Son texte sur l'amitié demeure néanmoins l'un des plus beaux exemples de l'accord et l'harmonie entre
deux âmes : une amitié avec Etienne de La Boétie, que Montaigne lui-même n'explique pas...
« Parce que c'était lui,
parce que c'était moi...
» Une amitié vraie et enviable.
« Nature est un doux guide...
» résume un art de vivre facile
et heureux : « Quand je dors, je dors, quand je danse, je danse,..
» Y a-t-il quelque chose de plus net et de plus
vrai ?
Montaigne n'a été ni épicurien, ni stoïcien.
Toutefois, il a adopté, puis rejeté ces deux doctrines philosophiques.
Il a
formé sa philosophie personnelle, facile et ouverte à tous les esprits.
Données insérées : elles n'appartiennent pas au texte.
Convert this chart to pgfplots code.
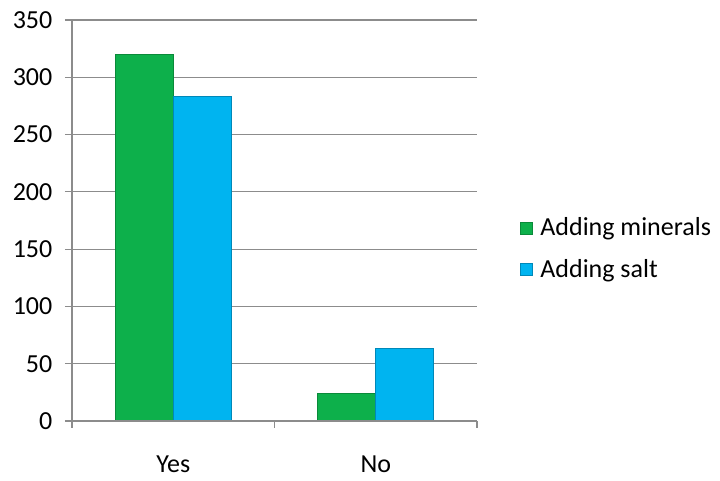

Et c'est parce qu'il a un caractère très souple
et un art de vivre simple et pacifique que l'on peut dire que Les Essais n'ont pas d'époque.
Ses idées nous semblent
modernes parce qu'elles sont essentiellement humaines, et applicables par tous « les hommes de tous les temps ».
Et c'est aussi un livre pour les « hommes du temps de Montaigne » parce qu'ils étaient plus directement intéressés
et qu'ils pouvaient méditer sur un point de vue de contemporain.
Les deux formules se fondent aisément en une
seule, car la seconde formule, « un livre pour tous les temps », comprend avant tout et principalement les
contemporains de l'auteur.
Si dans l'œuvre de Montaigne certains points paraissent difficiles à réaliser, tel son système d'éducation, et donnent
des idées politiques et religieuses actuellement dépassées, toute confession par exemple étant tolérée maintenant,
son art de vivre est resté très moderne, tel « l'amitié » ou « Nature est un doux guide », grâce à sa souplesse
d'esprit et surtout à son humanité ; il est avant tout un homme qui met à la portée de tous, dans les siècles
postérieurs aux Essais, un système très humain.
Peut-on penser que Les Essais comptent comme succès d'avoir inspiré Rousseau dans l'éducation (l'Emile), et
Voltaire sur la tolérance (Affaire Calas ou de la Barre), deux des quatre grands philosophes du xviiie siècle ?.